***** DATASET CONTENT

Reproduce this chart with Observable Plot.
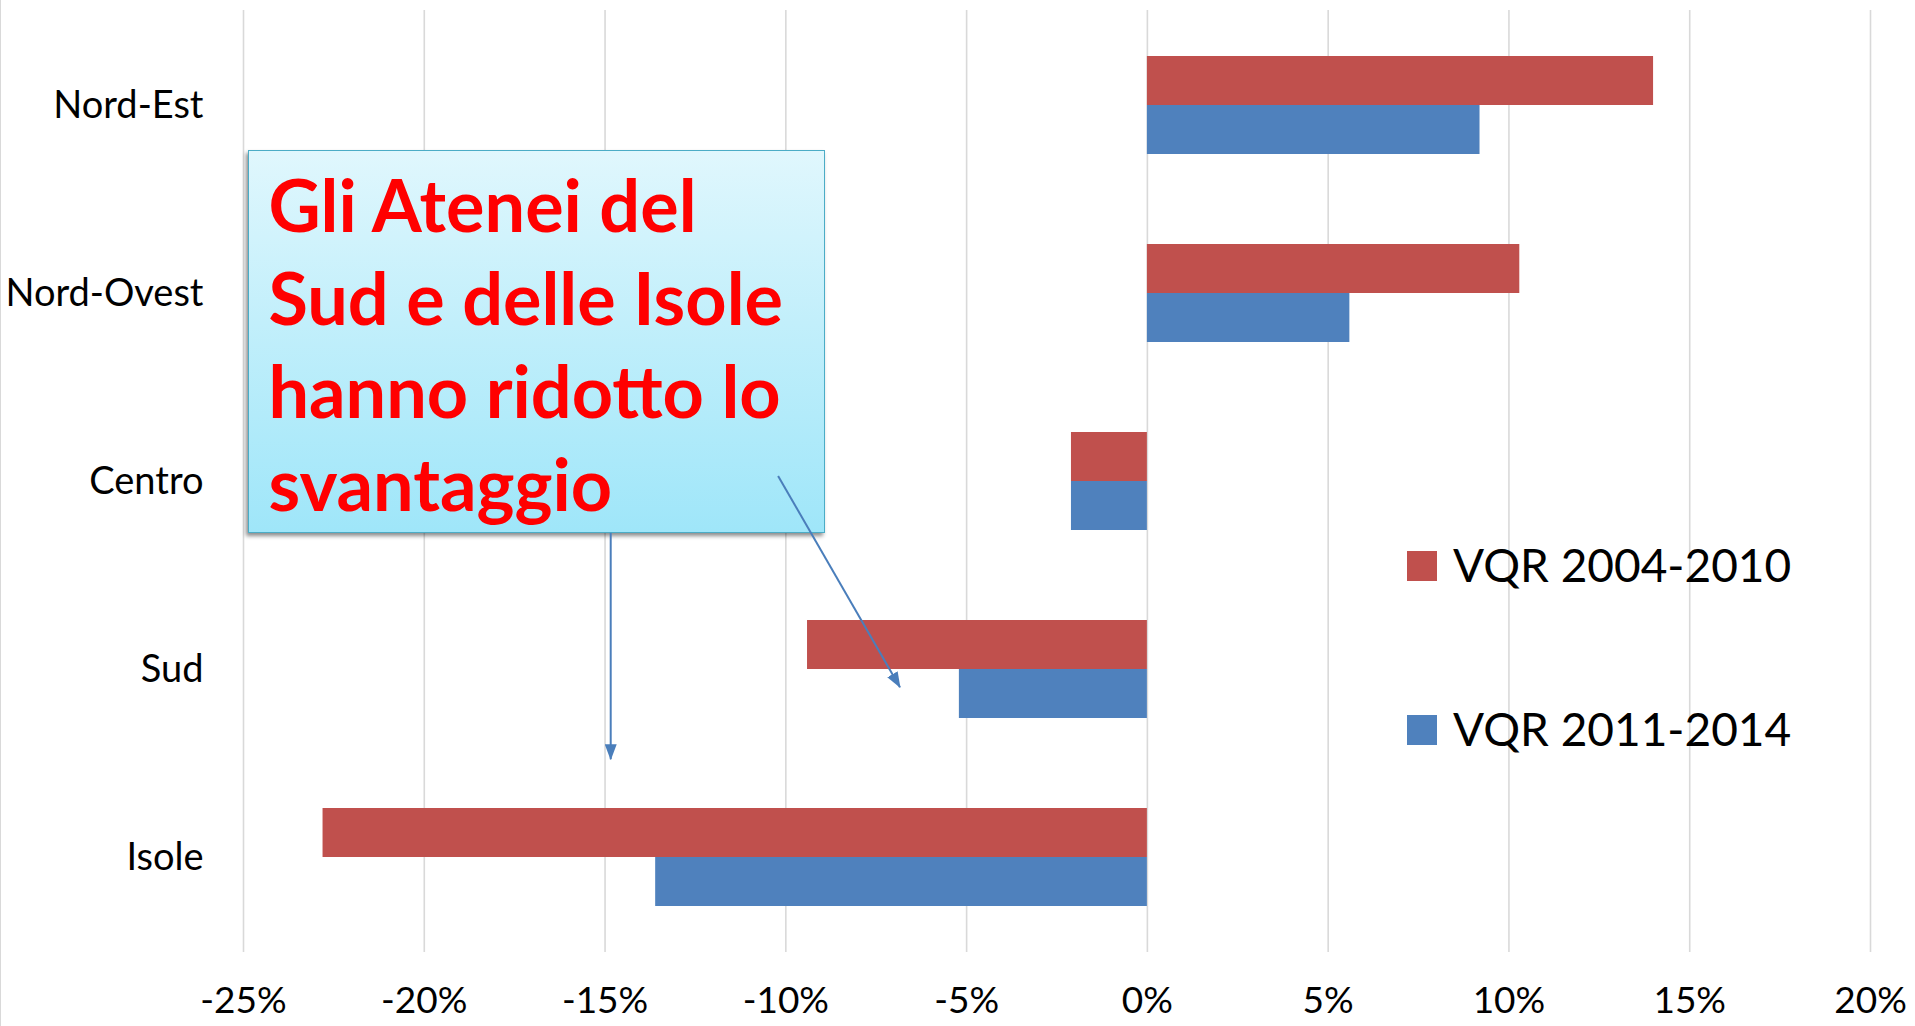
<!DOCTYPE html>
<html>
<head>
<meta charset="utf-8">
<script src="https://cdn.jsdelivr.net/npm/d3@7"></script>
<script src="https://cdn.jsdelivr.net/npm/@observablehq/plot@0.6"></script>
<style>
  html, body { margin: 0; padding: 0; background: #ffffff; }
  #wrap { position: relative; width: 1915px; height: 1026px; overflow: hidden; font-family: Lato, "Open Sans", sans-serif; }
  #edge { position: absolute; left: 0; top: 0; width: 1px; height: 1026px; background: #d9d9d9; }
  #callout {
    position: absolute; box-sizing: border-box;
    background: linear-gradient(to bottom, #e0f7fd 0%, #c2effb 45%, #9fe6f9 100%);
    border: 1.5px solid #4bacc6;
    box-shadow: -2px 3px 4px rgba(0,0,0,0.45);
    color: #ff0000; font-family: Lato, sans-serif; font-weight: 700;
    font-size: 72px; line-height: 93px; padding: 7px 0 0 19px; white-space: nowrap;
  }
  #overlay { position: absolute; left: 0; top: 0; pointer-events: none; }
</style>
</head>
<body>
<div id="wrap"><div id="edge"></div></div>
<script>
// ---- data ----
const regions = ["Nord-Est", "Nord-Ovest", "Centro", "Sud", "Isole"];
const seriesNames = ["VQR 2004-2010", "VQR 2011-2014"];
const vqr2004_2010 = [0.140, 0.103, -0.021, -0.094, -0.228];
const vqr2011_2014 = [0.092, 0.056, -0.021, -0.052, -0.136];
const xTicks = [-0.25, -0.20, -0.15, -0.10, -0.05, 0, 0.05, 0.10, 0.15, 0.20];
const seriesColors = ["#c0504d", "#4f81bd"];
const calloutLines = ["Gli Atenei del", "Sud e delle Isole", "hanno ridotto lo", "svantaggio"];

// ---- annotation anchors (in data units: x value, [region, fraction of band step]) ----
const calloutAnchor = { x1: -0.2485, x2: -0.0890, top: ["Nord-Est", 0.238], bottom: ["Centro", 0.276] };
const arrowAnchors = [
  { x1: -0.1483, y1: ["Centro", 0.276], x2: -0.1483, y2: ["Sud", 0.48] },
  { x1: -0.1020, y1: ["Centro", -0.027], x2: -0.0683, y2: ["Sud", 0.097] }
];

const rows = [];
regions.forEach((r, i) => {
  rows.push({ region: r, series: seriesNames[0], value: vqr2004_2010[i] });
  rows.push({ region: r, series: seriesNames[1], value: vqr2011_2014[i] });
});

const W = 1915, H = 1026;
const plot = Plot.plot({
  width: W, height: H,
  marginTop: 10, marginBottom: 74, marginLeft: 243, marginRight: 45,
  style: { fontFamily: "Lato, sans-serif", color: "#000", background: "transparent", overflow: "visible" },
  x: { domain: [-0.25, 0.20], label: null },
  y: { domain: regions, paddingInner: 0.48, paddingOuter: 0.24, label: null },
  color: { domain: seriesNames, range: seriesColors },
  marks: [
    Plot.gridX(xTicks, { stroke: "#d9d9d9", strokeOpacity: 1, strokeWidth: 1.6 }),
    Plot.barX(rows.filter(d => d.series === seriesNames[0]), { x: "value", y: "region", fill: "series", insetBottom: 49 }),
    Plot.barX(rows.filter(d => d.series === seriesNames[1]), { x: "value", y: "region", fill: "series", insetTop: 49 }),
    Plot.axisX({ ticks: xTicks, tickFormat: d => `${Math.round(d * 100)}%`, tickSize: 0, tickPadding: 34, fontSize: 37, label: null }),
    Plot.axisY({ tickSize: 0, tickPadding: 40, fontSize: 38, label: null })
  ]
});
const wrap = document.getElementById("wrap");
plot.style.position = "absolute"; plot.style.left = "0"; plot.style.top = "0";
wrap.appendChild(plot);

const xs = plot.scale("x"), ys = plot.scale("y");
const px = v => xs.apply(v);
const py = ([r, f]) => ys.apply(r) + ys.bandwidth / 2 + f * ys.step;

// callout box
const box = document.createElement("div");
box.id = "callout";
const bx1 = px(calloutAnchor.x1), bx2 = px(calloutAnchor.x2);
const by1 = py(calloutAnchor.top), by2 = py(calloutAnchor.bottom);
box.style.left = bx1 + "px"; box.style.top = by1 + "px";
box.style.width = (bx2 - bx1) + "px"; box.style.height = (by2 - by1) + "px";
box.innerHTML = calloutLines.map(l => `<div>${l}</div>`).join("");
wrap.appendChild(box);

// overlay: arrows + legend
const svg = d3.select(wrap).append("svg").attr("id", "overlay").attr("width", W).attr("height", H);
svg.append("defs").append("marker")
  .attr("id", "head").attr("markerUnits", "userSpaceOnUse")
  .attr("markerWidth", 16).attr("markerHeight", 12).attr("refX", 15).attr("refY", 6)
  .attr("orient", "auto")
  .append("path").attr("d", "M0,0 L16,6 L0,12 Z").attr("fill", "#4a7ebb");
svg.selectAll("line.arrow").data(arrowAnchors).join("line").attr("class", "arrow")
  .attr("x1", d => px(d.x1)).attr("y1", d => py(d.y1))
  .attr("x2", d => px(d.x2)).attr("y2", d => py(d.y2))
  .attr("stroke", "#4a7ebb").attr("stroke-width", 2).attr("marker-end", "url(#head)");

const legendTop = [551, 715];
const lg = svg.selectAll("g.leg").data(seriesNames).join("g").attr("class", "leg")
  .attr("transform", (d, i) => `translate(1407,${legendTop[i]})`);
lg.append("rect").attr("width", 30).attr("height", 30).attr("fill", (d, i) => seriesColors[i]);
lg.append("text").attr("x", 46).attr("y", 31).text(d => d)
  .attr("font-family", "Lato, sans-serif").attr("font-size", 46).attr("fill", "#000");
</script>
</body>
</html>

**********

* _EXERCISE_:
Using the material above, return every line exactly as it appears, minus the pictures.

* _WRITTEN SOLUTION_:
Reproduce this chart with Observable Plot.
<!DOCTYPE html>
<html>
<head>
<meta charset="utf-8">
<script src="https://cdn.jsdelivr.net/npm/d3@7"></script>
<script src="https://cdn.jsdelivr.net/npm/@observablehq/plot@0.6"></script>
<style>
  html, body { margin: 0; padding: 0; background: #ffffff; }
  #wrap { position: relative; width: 1915px; height: 1026px; overflow: hidden; font-family: Lato, "Open Sans", sans-serif; }
  #edge { position: absolute; left: 0; top: 0; width: 1px; height: 1026px; background: #d9d9d9; }
  #callout {
    position: absolute; box-sizing: border-box;
    background: linear-gradient(to bottom, #e0f7fd 0%, #c2effb 45%, #9fe6f9 100%);
    border: 1.5px solid #4bacc6;
    box-shadow: -2px 3px 4px rgba(0,0,0,0.45);
    color: #ff0000; font-family: Lato, sans-serif; font-weight: 700;
    font-size: 72px; line-height: 93px; padding: 7px 0 0 19px; white-space: nowrap;
  }
  #overlay { position: absolute; left: 0; top: 0; pointer-events: none; }
</style>
</head>
<body>
<div id="wrap"><div id="edge"></div></div>
<script>
// ---- data ----
const regions = ["Nord-Est", "Nord-Ovest", "Centro", "Sud", "Isole"];
const seriesNames = ["VQR 2004-2010", "VQR 2011-2014"];
const vqr2004_2010 = [0.140, 0.103, -0.021, -0.094, -0.228];
const vqr2011_2014 = [0.092, 0.056, -0.021, -0.052, -0.136];
const xTicks = [-0.25, -0.20, -0.15, -0.10, -0.05, 0, 0.05, 0.10, 0.15, 0.20];
const seriesColors = ["#c0504d", "#4f81bd"];
const calloutLines = ["Gli Atenei del", "Sud e delle Isole", "hanno ridotto lo", "svantaggio"];

// ---- annotation anchors (in data units: x value, [region, fraction of band step]) ----
const calloutAnchor = { x1: -0.2485, x2: -0.0890, top: ["Nord-Est", 0.238], bottom: ["Centro", 0.276] };
const arrowAnchors = [
  { x1: -0.1483, y1: ["Centro", 0.276], x2: -0.1483, y2: ["Sud", 0.48] },
  { x1: -0.1020, y1: ["Centro", -0.027], x2: -0.0683, y2: ["Sud", 0.097] }
];

const rows = [];
regions.forEach((r, i) => {
  rows.push({ region: r, series: seriesNames[0], value: vqr2004_2010[i] });
  rows.push({ region: r, series: seriesNames[1], value: vqr2011_2014[i] });
});

const W = 1915, H = 1026;
const plot = Plot.plot({
  width: W, height: H,
  marginTop: 10, marginBottom: 74, marginLeft: 243, marginRight: 45,
  style: { fontFamily: "Lato, sans-serif", color: "#000", background: "transparent", overflow: "visible" },
  x: { domain: [-0.25, 0.20], label: null },
  y: { domain: regions, paddingInner: 0.48, paddingOuter: 0.24, label: null },
  color: { domain: seriesNames, range: seriesColors },
  marks: [
    Plot.gridX(xTicks, { stroke: "#d9d9d9", strokeOpacity: 1, strokeWidth: 1.6 }),
    Plot.barX(rows.filter(d => d.series === seriesNames[0]), { x: "value", y: "region", fill: "series", insetBottom: 49 }),
    Plot.barX(rows.filter(d => d.series === seriesNames[1]), { x: "value", y: "region", fill: "series", insetTop: 49 }),
    Plot.axisX({ ticks: xTicks, tickFormat: d => `${Math.round(d * 100)}%`, tickSize: 0, tickPadding: 34, fontSize: 37, label: null }),
    Plot.axisY({ tickSize: 0, tickPadding: 40, fontSize: 38, label: null })
  ]
});
const wrap = document.getElementById("wrap");
plot.style.position = "absolute"; plot.style.left = "0"; plot.style.top = "0";
wrap.appendChild(plot);

const xs = plot.scale("x"), ys = plot.scale("y");
const px = v => xs.apply(v);
const py = ([r, f]) => ys.apply(r) + ys.bandwidth / 2 + f * ys.step;

// callout box
const box = document.createElement("div");
box.id = "callout";
const bx1 = px(calloutAnchor.x1), bx2 = px(calloutAnchor.x2);
const by1 = py(calloutAnchor.top), by2 = py(calloutAnchor.bottom);
box.style.left = bx1 + "px"; box.style.top = by1 + "px";
box.style.width = (bx2 - bx1) + "px"; box.style.height = (by2 - by1) + "px";
box.innerHTML = calloutLines.map(l => `<div>${l}</div>`).join("");
wrap.appendChild(box);

// overlay: arrows + legend
const svg = d3.select(wrap).append("svg").attr("id", "overlay").attr("width", W).attr("height", H);
svg.append("defs").append("marker")
  .attr("id", "head").attr("markerUnits", "userSpaceOnUse")
  .attr("markerWidth", 16).attr("markerHeight", 12).attr("refX", 15).attr("refY", 6)
  .attr("orient", "auto")
  .append("path").attr("d", "M0,0 L16,6 L0,12 Z").attr("fill", "#4a7ebb");
svg.selectAll("line.arrow").data(arrowAnchors).join("line").attr("class", "arrow")
  .attr("x1", d => px(d.x1)).attr("y1", d => py(d.y1))
  .attr("x2", d => px(d.x2)).attr("y2", d => py(d.y2))
  .attr("stroke", "#4a7ebb").attr("stroke-width", 2).attr("marker-end", "url(#head)");

const legendTop = [551, 715];
const lg = svg.selectAll("g.leg").data(seriesNames).join("g").attr("class", "leg")
  .attr("transform", (d, i) => `translate(1407,${legendTop[i]})`);
lg.append("rect").attr("width", 30).attr("height", 30).attr("fill", (d, i) => seriesColors[i]);
lg.append("text").attr("x", 46).attr("y", 31).text(d => d)
  .attr("font-family", "Lato, sans-serif").attr("font-size", 46).attr("fill", "#000");
</script>
</body>
</html>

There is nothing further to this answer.